In 1780, Luigi Galvani experimented with frog legs, mounted on iron or brass hooks, and saw the leg twitch when touched with a probe made of another metal. They would also jump when hanging on a metal fence in a lightning storm.
Galvanized, Alessandro Volta realized that the crucial feature of Galvani’s experiments was the two dissimilar metals – the iron or brass hook - and the probe of some other metal. The metals were generating the current.
To show that the generation of an electric current did not require animal parts, he built a stack of alternating zinc and silver discs, separated by brine-soaked cloth, in imitation of the electric organ of the torpedo fish.
When a wire was connected to both ends of the pile, a current flowed. He found that different types of metal could change the amount of current produced, and he could increase the current by adding disks to the stack.

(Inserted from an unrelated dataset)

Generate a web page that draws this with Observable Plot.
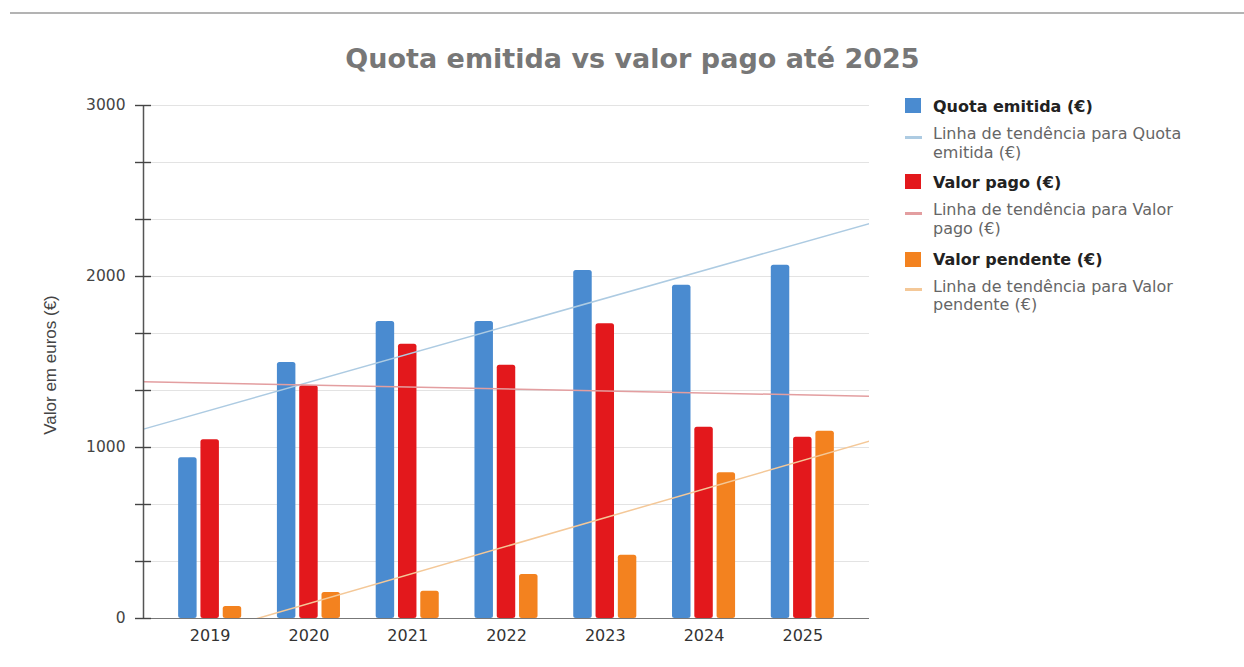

The battery was a huge success. In 1800 Nicholson and Carlisle used its current to decompose water into hydrogen and oxygen. In the 1830s Faraday used a battery in his studies of electromagnetism. Other inventors made improvements on Volta’s design, and soon it was powering telegraphs and doorbells.
Also
The monkey and hunter thought experiment on the effect of gravity on projectile motion.